Reactor Crawler
Simple CLI content crawler for Joyreactor. He'll find all media content on the page you've provided and save it. If there will be any kind of pagination... he'll go through all pages as well unless you'll tell him to not.
Quick start
Here's the quickest way to download something and test the crawler:
- Download a build according to your OS.
- Pick some URL from Joyreactor.
- Run the crawler
$ reactor-crw -p "http://joyreactor.cc/tag/digital+art"
What else
There's a list of optional flags that adds a little more control over the crawler.
$ reactor-crw --help
Allows to quickly download all content by its direct url or entire tag or fandom from joyreactor.cc.

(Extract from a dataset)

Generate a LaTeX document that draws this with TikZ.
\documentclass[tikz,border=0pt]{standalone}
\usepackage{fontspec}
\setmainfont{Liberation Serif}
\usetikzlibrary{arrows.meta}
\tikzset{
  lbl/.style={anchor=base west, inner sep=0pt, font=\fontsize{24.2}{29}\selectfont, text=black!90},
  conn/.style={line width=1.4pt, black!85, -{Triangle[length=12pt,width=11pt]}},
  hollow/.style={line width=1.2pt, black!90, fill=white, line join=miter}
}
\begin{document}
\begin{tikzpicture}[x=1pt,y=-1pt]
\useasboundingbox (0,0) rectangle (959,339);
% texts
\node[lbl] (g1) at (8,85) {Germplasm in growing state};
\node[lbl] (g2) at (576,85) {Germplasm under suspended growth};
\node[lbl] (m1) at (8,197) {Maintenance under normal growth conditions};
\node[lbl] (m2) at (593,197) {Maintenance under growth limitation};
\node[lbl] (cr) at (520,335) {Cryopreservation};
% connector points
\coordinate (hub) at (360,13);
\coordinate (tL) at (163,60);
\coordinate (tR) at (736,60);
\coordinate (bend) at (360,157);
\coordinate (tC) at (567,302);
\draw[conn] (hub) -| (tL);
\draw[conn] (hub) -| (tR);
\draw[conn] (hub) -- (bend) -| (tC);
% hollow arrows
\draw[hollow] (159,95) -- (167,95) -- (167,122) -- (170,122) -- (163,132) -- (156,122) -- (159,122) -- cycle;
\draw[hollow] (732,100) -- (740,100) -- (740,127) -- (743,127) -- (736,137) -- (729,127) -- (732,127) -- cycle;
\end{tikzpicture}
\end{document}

Example: reactor-crw -d "." -p "http://joyreactor.cc/tag/someTag/all" -w 2 -c "cookie-string"
Usage:
reactor-crw [flags]
Flags:
-c, --cookie string User's cookie. Some content may be unavailable without it
-d, --destination string Save path for content. Default value is a user's home folder
(example C:\Users\username for Windows) (default "/home/avpretty")
-h, --help help for reactor-crw
-p, --path string Provide a full page URL
-s, --search string A comma separated list of content types that should be downloaded.
Possible values: image,gif,webm,mp4. Example: -s "image,webm" (default "image,gif")
-o, --single-page Crawl only one page
-w, --workers int Amount of workers (default 1)
From all flags only -p --path
is required. All other flags can be omitted and default values will be used.
Here's another example:
$ reactor-crw -p "http://joyreactor.cc/post/000000" -d "." -s "mp4" -o -c "cookies from joyreactor"
This one will download only mp4
content from the post and will save it to the current directory. -o
means that only the current page will be parsed, and the user's cookie -s
will be used by the crawler.
Note: some content may be parsed only with user's cookie.